There’s now an easy and free way to get around Golden.
Colorado School of Mines and the City of Golden have launched all routes for the free Ore Cart shuttle service. The partners hosted a ribbon-cutting ceremony Aug. 9 to celebrate the full launch ahead of Mines’ 2023-24 academic year.
The Ore Cart has four routes:
- The Gold route, which is currently a city pilot program, circulates around downtown Golden. It’s operating seven days a week through Labor Day, after which service on Sundays will end. For the full schedule, visit GuidingGolden.com.
- The Silver route will circulate around the Mines campus. Starting Aug. 21, it’ll run shuttles every 15 minutes between 6:30 a.m.-6:30 p.m. Monday-Friday, and 10 a.m.-2 p.m. on Saturdays.
- The Tungsten route will travel between campus, downtown Golden and RTD’s W line at the Jeffco Government Center. Starting Aug. 21, it’ll run shuttles every 15 minutes between 6:30 a.m.-6:30 p.m. Monday through Friday, and 7:30 a.m.-7:30 p.m. on Saturdays.
- The Iron route is an on-demand service between the Mines campus, downtown Golden, the Coors Technology Center in northeast Golden, and RTD’s G line at the Ward Road Station. Service hours are 6:30 a.m.-5:30 p.m. Monday through Friday. It’s being operated by the West Line Corridor Collaborative and Downtowner, which has funding in place through Nov. 30.
All routes are free to the public, although trips on the Iron route must be scheduled via the Ore Cart app.
This joint venture between the city and Mines should help alleviate both organizations’ parking woes; provide better access between campus, downtown and public transit stations; and reduce the number of single-occupancy vehicles on Golden’s roads.
Both Mayor Laura Weinberg and Mines President Paul C. Johnson said neither organization could host shuttles on its own, so a partnership proved natural to enhance services for the entire community.

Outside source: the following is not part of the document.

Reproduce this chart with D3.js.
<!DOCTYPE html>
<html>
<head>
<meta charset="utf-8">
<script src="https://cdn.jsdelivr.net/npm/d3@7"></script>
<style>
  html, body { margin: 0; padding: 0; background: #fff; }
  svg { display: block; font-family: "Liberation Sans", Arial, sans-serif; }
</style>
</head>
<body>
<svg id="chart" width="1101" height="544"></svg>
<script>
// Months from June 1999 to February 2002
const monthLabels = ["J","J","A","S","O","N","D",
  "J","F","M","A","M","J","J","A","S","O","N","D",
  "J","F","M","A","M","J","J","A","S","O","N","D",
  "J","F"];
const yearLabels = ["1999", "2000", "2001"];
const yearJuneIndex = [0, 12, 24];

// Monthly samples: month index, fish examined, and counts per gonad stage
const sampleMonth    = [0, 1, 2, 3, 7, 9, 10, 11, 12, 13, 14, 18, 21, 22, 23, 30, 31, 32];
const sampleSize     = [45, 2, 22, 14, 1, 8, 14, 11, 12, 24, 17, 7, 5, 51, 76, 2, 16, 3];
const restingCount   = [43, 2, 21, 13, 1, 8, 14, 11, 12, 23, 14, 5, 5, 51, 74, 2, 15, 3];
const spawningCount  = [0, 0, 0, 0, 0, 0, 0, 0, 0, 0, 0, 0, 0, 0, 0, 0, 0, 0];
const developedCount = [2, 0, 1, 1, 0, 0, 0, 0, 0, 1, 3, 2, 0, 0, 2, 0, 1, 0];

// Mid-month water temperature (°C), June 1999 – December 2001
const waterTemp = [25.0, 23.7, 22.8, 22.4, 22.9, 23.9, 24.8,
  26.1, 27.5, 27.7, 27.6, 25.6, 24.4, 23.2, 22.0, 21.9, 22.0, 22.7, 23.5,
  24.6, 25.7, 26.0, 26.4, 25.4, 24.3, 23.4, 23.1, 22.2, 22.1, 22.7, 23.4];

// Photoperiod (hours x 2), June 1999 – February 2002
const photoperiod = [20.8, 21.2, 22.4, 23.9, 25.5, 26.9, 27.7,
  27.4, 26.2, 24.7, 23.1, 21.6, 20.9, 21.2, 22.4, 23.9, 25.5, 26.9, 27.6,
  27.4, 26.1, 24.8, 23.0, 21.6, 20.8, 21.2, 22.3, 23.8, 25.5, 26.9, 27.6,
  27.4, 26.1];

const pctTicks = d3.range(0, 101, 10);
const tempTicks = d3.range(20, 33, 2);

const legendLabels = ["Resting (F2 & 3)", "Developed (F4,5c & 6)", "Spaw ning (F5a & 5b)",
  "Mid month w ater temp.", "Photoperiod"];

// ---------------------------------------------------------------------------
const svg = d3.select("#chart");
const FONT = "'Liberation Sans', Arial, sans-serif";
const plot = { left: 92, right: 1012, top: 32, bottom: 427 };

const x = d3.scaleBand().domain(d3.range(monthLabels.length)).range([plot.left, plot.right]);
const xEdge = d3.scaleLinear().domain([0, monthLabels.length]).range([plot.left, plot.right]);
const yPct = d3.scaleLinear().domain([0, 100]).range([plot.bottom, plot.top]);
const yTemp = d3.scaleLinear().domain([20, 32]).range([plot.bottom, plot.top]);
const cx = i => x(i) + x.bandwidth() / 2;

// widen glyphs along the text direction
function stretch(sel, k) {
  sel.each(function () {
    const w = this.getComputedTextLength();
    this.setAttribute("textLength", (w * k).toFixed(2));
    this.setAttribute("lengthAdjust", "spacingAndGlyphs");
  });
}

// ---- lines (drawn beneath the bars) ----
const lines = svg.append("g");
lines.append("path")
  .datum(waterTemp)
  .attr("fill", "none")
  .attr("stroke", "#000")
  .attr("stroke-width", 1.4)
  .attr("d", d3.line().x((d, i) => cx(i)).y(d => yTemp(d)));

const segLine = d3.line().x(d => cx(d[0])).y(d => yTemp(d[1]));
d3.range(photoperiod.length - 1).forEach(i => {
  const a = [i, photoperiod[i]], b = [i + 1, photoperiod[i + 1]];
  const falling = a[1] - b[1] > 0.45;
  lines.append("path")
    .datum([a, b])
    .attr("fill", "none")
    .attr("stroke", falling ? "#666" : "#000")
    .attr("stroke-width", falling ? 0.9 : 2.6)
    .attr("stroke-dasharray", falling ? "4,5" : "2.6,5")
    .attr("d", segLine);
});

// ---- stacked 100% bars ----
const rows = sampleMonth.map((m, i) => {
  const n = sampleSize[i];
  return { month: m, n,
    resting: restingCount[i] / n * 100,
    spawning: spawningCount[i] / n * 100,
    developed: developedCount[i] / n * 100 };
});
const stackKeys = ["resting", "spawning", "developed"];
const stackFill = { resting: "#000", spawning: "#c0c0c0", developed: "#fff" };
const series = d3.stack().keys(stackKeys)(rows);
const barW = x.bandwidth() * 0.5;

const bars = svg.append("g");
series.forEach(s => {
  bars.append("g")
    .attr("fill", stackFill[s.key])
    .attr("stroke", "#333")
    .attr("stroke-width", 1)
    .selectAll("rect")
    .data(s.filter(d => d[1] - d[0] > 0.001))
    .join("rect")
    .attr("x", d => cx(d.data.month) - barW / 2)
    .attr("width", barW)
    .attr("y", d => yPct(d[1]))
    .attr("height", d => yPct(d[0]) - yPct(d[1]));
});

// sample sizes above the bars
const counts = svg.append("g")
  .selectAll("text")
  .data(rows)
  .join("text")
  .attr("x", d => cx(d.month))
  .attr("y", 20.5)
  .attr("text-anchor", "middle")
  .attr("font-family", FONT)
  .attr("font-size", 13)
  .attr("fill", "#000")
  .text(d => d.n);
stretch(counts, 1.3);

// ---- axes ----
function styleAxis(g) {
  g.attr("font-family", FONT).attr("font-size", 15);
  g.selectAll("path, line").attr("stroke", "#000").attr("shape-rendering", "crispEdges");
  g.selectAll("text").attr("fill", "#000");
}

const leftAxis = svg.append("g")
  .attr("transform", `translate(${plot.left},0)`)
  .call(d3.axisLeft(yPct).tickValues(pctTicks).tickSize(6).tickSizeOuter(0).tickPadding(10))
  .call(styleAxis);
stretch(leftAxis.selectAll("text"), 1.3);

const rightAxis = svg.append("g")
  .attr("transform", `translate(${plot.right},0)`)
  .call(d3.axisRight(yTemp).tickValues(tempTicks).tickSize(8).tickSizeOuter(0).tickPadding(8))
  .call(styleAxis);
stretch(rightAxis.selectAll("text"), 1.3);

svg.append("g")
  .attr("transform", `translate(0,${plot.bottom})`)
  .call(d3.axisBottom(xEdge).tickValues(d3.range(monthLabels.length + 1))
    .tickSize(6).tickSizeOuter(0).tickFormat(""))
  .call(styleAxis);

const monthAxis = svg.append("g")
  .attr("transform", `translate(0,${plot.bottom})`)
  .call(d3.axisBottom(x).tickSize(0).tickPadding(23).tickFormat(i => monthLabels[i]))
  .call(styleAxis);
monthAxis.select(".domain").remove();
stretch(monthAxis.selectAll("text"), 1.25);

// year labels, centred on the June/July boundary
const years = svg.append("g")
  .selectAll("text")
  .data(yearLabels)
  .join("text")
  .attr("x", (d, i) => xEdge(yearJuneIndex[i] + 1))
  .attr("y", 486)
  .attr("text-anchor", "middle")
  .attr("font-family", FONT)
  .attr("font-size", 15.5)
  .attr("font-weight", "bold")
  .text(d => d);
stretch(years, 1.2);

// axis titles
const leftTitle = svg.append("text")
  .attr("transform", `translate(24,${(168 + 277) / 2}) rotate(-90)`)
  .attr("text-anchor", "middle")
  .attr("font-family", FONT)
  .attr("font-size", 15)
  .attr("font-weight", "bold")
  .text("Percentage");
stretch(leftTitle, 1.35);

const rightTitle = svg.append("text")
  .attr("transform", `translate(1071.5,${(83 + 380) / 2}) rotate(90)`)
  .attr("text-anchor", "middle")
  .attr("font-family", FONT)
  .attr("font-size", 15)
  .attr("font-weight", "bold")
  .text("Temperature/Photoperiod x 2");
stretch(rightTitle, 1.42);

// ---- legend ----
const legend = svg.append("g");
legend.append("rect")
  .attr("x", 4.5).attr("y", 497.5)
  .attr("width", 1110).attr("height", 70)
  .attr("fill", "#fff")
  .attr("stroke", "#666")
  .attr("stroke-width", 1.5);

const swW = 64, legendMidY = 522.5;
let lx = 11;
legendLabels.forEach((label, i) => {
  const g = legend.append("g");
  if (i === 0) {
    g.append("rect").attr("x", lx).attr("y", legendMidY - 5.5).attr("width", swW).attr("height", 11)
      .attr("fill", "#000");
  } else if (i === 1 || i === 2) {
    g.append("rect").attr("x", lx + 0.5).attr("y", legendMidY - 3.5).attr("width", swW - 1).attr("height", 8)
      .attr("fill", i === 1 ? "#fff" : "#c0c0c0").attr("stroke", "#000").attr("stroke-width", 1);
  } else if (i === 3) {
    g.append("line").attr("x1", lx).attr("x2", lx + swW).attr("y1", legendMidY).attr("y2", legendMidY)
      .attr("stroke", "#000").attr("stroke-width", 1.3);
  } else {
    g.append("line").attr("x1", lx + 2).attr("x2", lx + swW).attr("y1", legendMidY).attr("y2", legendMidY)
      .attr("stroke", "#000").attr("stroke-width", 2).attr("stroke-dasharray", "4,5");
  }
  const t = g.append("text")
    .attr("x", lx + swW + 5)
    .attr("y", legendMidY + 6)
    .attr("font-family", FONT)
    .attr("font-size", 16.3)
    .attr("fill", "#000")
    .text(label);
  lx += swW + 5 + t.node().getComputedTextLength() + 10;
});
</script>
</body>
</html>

“(The Ore Cart)’s something predictable and affordable,” Weinberg said at the Aug. 9 ribbon-cutting event on the Mines campus. “It’s going places people actually want to go.”
‘Money well spent’
The Ore Cart is meant to replace the Mines Rover, the low-speed autonomous shuttle that had a four-month pilot in fall 2021. While it had limitations, it ultimately proved there’s a need for public transit across campus and beyond, Mines students and staff members have said.
Rena Zhu and Charles O’Donnell, members of Mines student-government organizations, emphasized how students have long wanted to connect to the RTD stations, where they can use their free passes to access almost the entire Denver metro area.
Additionally, many students don’t have cars, and those who do have trouble finding parking on campus after 9 a.m., they described. While Mines will be adding on-campus parking over the next few years, Zhu said there’ll always be a need for a system like the Ore Cart.
Not only will they be convenient for navigating Golden in the wintertime when streets and sidewalks are slippery, but O’Donnell said he could’ve used the shuttles last year when he had to get around campus on crutches.
“It’ll improve the students’ lives,” O’Donnell said.
Student fees are partially funding the service, along with Mines general funds and city funds. Zhu said the student-government organizations saw how desperately shuttles were needed around the campus and city, so they voted to help fund them.
“It’s money well spent,” Zhu continued.
Putting the pedal to the metals
Since June 16, the city has hosted a pilot program for the Gold route to help alleviate summertime downtown parking woes.
According to data provided by Golden planner Matt Wempe, between its launch June 16 and Aug. 6, the downtown circulator shuttle had 447 riders. Saturdays were the most popular, accounting for 45% of the route’s overall ridership thus far. The most passengers it saw in single day was 59 on Aug. 5.
Mines is scheduled to take over the Gold route’s operations in September.
Overall, Mines is providing the Ore Cart shuttle service’s drivers, vehicles and maintenance. It’s also funding roughly two-thirds of the overall costs, while Golden is funding the rest.
Jason Slowinski, Mines’ associate vice president of infrastructure & operations, has previously said the overall costs are projected at $600,000-$700,000 a year.
Meanwhile, Wempe said the City of Golden can offset future costs with $1 million in federal funding it’ll receive in 2024-25.
Mines and city officials have invited all riders to provide feedback so the two organizations can improve the service as needed and ensure its long-term success.